Faithful companion, Hage Hein, producer of "alpine world music", shares stories from the rich repertoire of anecdotes. He convinced von Goisern to perform with a band rather than as a duo that had indeed been successful.

Hubert von Goisern's visit with chimpanzee research scientist Jane Goodall could easily drift into the esoteric. The aura of the scientist and later that of the Dalai Lama too captivated him. His travels took him to Tibet, South Africa, Burkina Faso, and with Nubian superstar Mohamed Mounir he played to a crowd of 15,000 people in Assiut, Egypt. He always endeavours to play with local artists when touring abroad.

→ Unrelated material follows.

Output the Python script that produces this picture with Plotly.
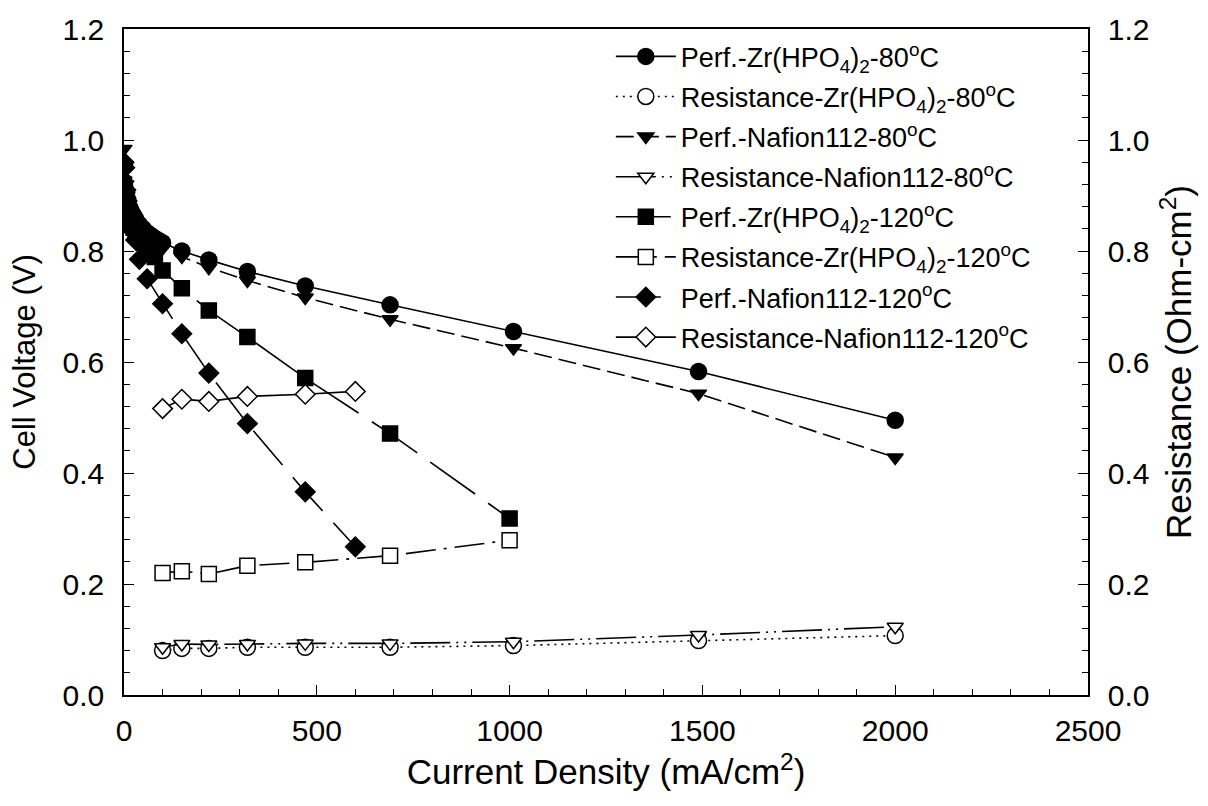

A few years ago there was a border-crossing musical river journey on a transporter converted into a concert ship, sailing from the Black Sea to the North Sea. He gave concerts with Wolfgang Niedecken, Claudia Koreck and Xavier Naidoo. When von Goisern fell ill for a few days, Naidoo learned his lyrics at night for the show and left behind his missionary zeal. In the final scene Hubert von Goisern and Konstantin Wecker sit at the piano. Two people have found each other. The melodies of the sentimental ones streamline, a wise oneness prevails between the two musicians, which has nothing to do with the tradition and homeland boom aesthetic. With these two Rosenmüller has chosen two reflective people as the final chord, who have both mastered many vertiginous points in life already. In the final scene Hubert von Goisern sits in the boat. You get the impression that he wants to embrace the world and its citizens with the accordion and his music. In view of the current flammable situations in the world and the resulting indifference, it is a compelling contribution, to at least approach each other musically.

With  Brenna tuat's guat Rosenmüller and his sterling cameraman, Johannes Kaltenhauser, have found a symbiosis of language, music and pictorial arts. It could have been a nostalgic journey back through time, in which musicians lament: ""Alas, alas, the osteoarthritis hurts when playing the accordion", or in which the fans are only offered worn-out snippets of memories. As calmly as Lake Hallstatt, we are told of a life devoted to music.